The words judicial review do not appear in the Constitution, and their absence has confounded generations of Americans. The convention delegates agreed to the establishment of a Supreme Court only after they had rejected proposals for a Council of Revision to scrutinize congressional legislation and another to allow Congress to veto state legislation. That the delegates debated these methods of constitutional oversight in the context of the judicial power indicates that they assumed the Supreme Court would oversee the constitutionality of acts of Congress and state legislatures. Experience in the states had already confirmed that such a power was indispensable in republican government to the maintenance of the rule of law.

There seems little doubt that the framers anticipated that judicial review would be exercised; the only unknown was its scope. Luther Martin, an Antifederalist, for example, observed during the convention that "As to the constitutionality of laws, that point will come before the Judges in their proper official character. In this character they have a negative on the laws." 21 It did not follow that they could do what they wanted; delegates of every ideological stripe posited a sharp distinction between constitutional interpretation necessary to the rule of law and judicial lawmaking. "The judges," John Dickinson, a Federalist, concluded, "must interpret the laws; they ought not to be legislators." 22

There was also a textual basis for the exercise of federal judicial review, especially of state laws. Article VI made the Constitution the "supreme Law of the Land," and in Article III the courts were named as interpreters of the law. 23 The same conclusion can be reached by combining Article 1, section 10, which placed certain direct limitations on the state legislatures, with the supremacy clause and Article III. Simply put, judicial review of state legislation was an absolute necessity under the framers' compound system of federalism. The Supreme Court could also inquire under the departmental theory into acts of Congress that encroached on the judicial branch.
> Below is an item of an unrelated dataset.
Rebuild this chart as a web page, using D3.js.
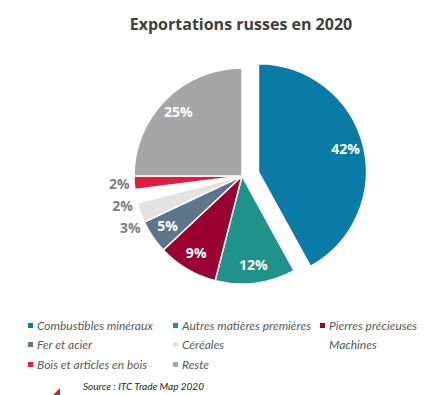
<!DOCTYPE html>
<html>
<head>
<meta charset="utf-8">
<script src="https://cdn.jsdelivr.net/npm/d3@7"></script>
<style>
  body { margin: 0; background: #fff; }
  svg { display: block; }
</style>
</head>
<body>
<div class="chart"></div>
<script>
// data
const categories = ['Combustibles minéraux', 'Autres matières premières', 'Pierres précieuses',
  'Fer et acier', 'Céréales', 'Machines', 'Bois et articles en bois', 'Reste'];
const shares = [42, 12, 9, 5, 3, 2, 2, 25];
const colors = ['#0a7aa6', '#1f938a', '#9a0032', '#5d7689', '#e3e3e3', '#ffffff', '#e31b3d', '#a6a6a6'];
const outsideLabel = [false, false, false, false, true, true, true, false];
const title = 'Exportations russes en 2020';
const source = 'Source : ITC Trade Map 2020';

const width = 424;
const height = 395;
const cx = 242, cy = 176, radius = 108;
const explode = 17;
const outR = 123;

const data = categories.map((c, i) => ({name: c, value: shares[i], color: colors[i], outside: outsideLabel[i]}));

const svg = d3.select('.chart')
  .append('svg')
  .attr('width', width)
  .attr('height', height);

svg.append('text')
  .attr('x', 241)
  .attr('y', 30)
  .attr('text-anchor', 'middle')
  .attr('font-family', 'Open Sans, sans-serif')
  .attr('font-weight', 'bold')
  .attr('font-size', 16)
  .attr('fill', '#404040')
  .text(title);

const pie = d3.pie().sort(null).value(d => d.value);
const arcs = pie(data);
const arc = d3.arc().innerRadius(0).outerRadius(radius);
const labelArc = d3.arc().innerRadius(90).outerRadius(90);
const outArc = d3.arc().innerRadius(outR).outerRadius(outR);

// offset of a slice (only the first one is pulled out)
function shift(d, i) {
  if (i !== 0) return [0, 0];
  const a = (d.startAngle + d.endAngle) / 2;
  return [explode * Math.sin(a), -explode * Math.cos(a)];
}

// label positions; outside labels are spread so they don't collide
arcs.forEach((d, i) => {
  const p = d.data.outside ? outArc.centroid(d) : labelArc.centroid(d);
  const s = shift(d, i);
  d.lx = p[0] + s[0];
  d.ly = p[1] + s[1];
});
const outs = arcs.filter(d => d.data.outside).sort((a, b) => a.ly - b.ly);
for (let k = 1; k < outs.length; k++) {
  if (outs[k].ly < outs[k - 1].ly + 22) {
    outs[k].ly = outs[k - 1].ly + 22;
    outs[k].lx = -Math.sqrt(Math.max(outR * outR - outs[k].ly * outs[k].ly, 0));
  }
}

const g = svg.append('g').attr('transform', `translate(${cx},${cy})`);

g.selectAll('path')
  .data(arcs)
  .enter()
  .append('path')
  .attr('d', arc)
  .attr('transform', (d, i) => `translate(${shift(d, i)})`)
  .attr('fill', d => d.data.color)
  .attr('stroke', '#fff')
  .attr('stroke-width', 1.5);

g.selectAll('text.lbl')
  .data(arcs)
  .enter()
  .append('text')
  .attr('class', 'lbl')
  .attr('transform', d => `translate(${d.lx},${d.ly})`)
  .attr('text-anchor', 'middle')
  .attr('dy', '0.35em')
  .attr('font-family', 'Open Sans, sans-serif')
  .attr('font-weight', 'bold')
  .attr('font-size', 14)
  .attr('fill', d => d.data.outside ? '#7f7f7f' : '#fff')
  .text(d => d.data.value + '%');

// legend
const legendCols = [30, 175, 322];
const legendRows = [326, 345, 365];
const legend = svg.selectAll('g.legend')
  .data(data)
  .enter()
  .append('g')
  .attr('class', 'legend')
  .attr('transform', (d, i) => `translate(${legendCols[i % 3]},${legendRows[Math.floor(i / 3)]})`);

legend.append('rect')
  .attr('x', -2)
  .attr('y', -3)
  .attr('width', 5)
  .attr('height', 5)
  .attr('fill', d => d.color);

legend.append('text')
  .attr('x', 7)
  .attr('dy', '0.35em')
  .attr('font-family', 'Lato, sans-serif')
  .attr('font-style', 'italic')
  .attr('font-size', 12)
  .attr('fill', '#595959')
  .text(d => d.name);

svg.append('text')
  .attr('x', 83)
  .attr('y', 390)
  .attr('font-family', 'Lato, sans-serif')
  .attr('font-style', 'italic')
  .attr('font-size', 10)
  .attr('fill', '#262626')
  .text(source);

// small red corner mark near the source
svg.append('path')
  .attr('d', 'M53,395 L60,388 L60,395 Z')
  .attr('fill', '#d0202f');
</script>
</body>
</html>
The scope of this power remained to be worked out. "That the Framers anticipated some sort of judicial review," the great constitutional scholar Edward S. Corwin wrote during the 1930s, "there can be little question. But it is equally without question that ideas generally current in 1787 were far from presaging the present vast role of the Court." 24

 

A Compromised Document for a Government at a Distance and Out of Sight

The ratified Constitution rendered most existing republican theory obsolete. It did so in little more than 6000 words, giving new meanings to federalism, separation of powers, popular sovereignty, representation, and judicial authority.

-73-

Two features distinguished the nation's new organic law. The first was that the United States was not one republic or even thirteen; it was a multitude of several thousand insular political communities that would continue for the next sixty years to view the national government as "at a distance and out of sight." 25 The national government had become federal, but decentralization and local authority remained pervasive. The local jury, not the new Supreme Court, provided citizens with their most immediate contact with the rule of law. The militia, not a national army and navy, protected public safety.
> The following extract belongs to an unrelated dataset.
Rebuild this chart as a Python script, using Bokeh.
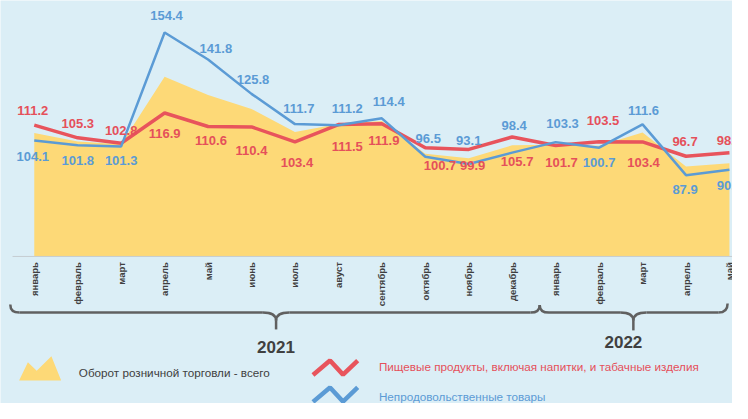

Second, the Constitution was also compromised. Federalists and Antifederalists accommodated their differences. That the Federalists got the better of the matter meant that, over the next two centuries, the national government would afford advantages to commerce.

Such an advantage had long-term consequences because of the sectional compromises over slavery on which the document rested. What was left unsaid in the new document was as important as what was explicit. The words "slavery" and "slaves" do not appear in the Constitution, but concern about the peculiar institution nonetheless shaped the document. If the Federalists, some of whom were slaveholders themselves, generally prevailed, they did so only by granting significant concessions to southern slave and agricultural interests. Slaveholders were overrepresented in Congress by having three-fifths of all slaves counted for the purpose of apportioning House seats. They were protected from direct taxes on their slaves, they enjoyed a pledge of aid from the national government to return escaped slaves, and they were guaranteed a steady flow of imported slaves until 1808. Political compromise came wrapped in constitutional language, even though the framers understood that law and politics had to be separated.

The compromises over slavery seeded long-term conflict, but the generation of the framers fell into disagreement over other more immediate matters. One of the most troubling involved the proper role of law, parties, and political opposition: a balance would have to be struck between law and politics in the new republican governments, both in the nation and the states. Federalists and Jeffersonian Republicans struggled with these matters for a quarter-century after ratification of the Constitution.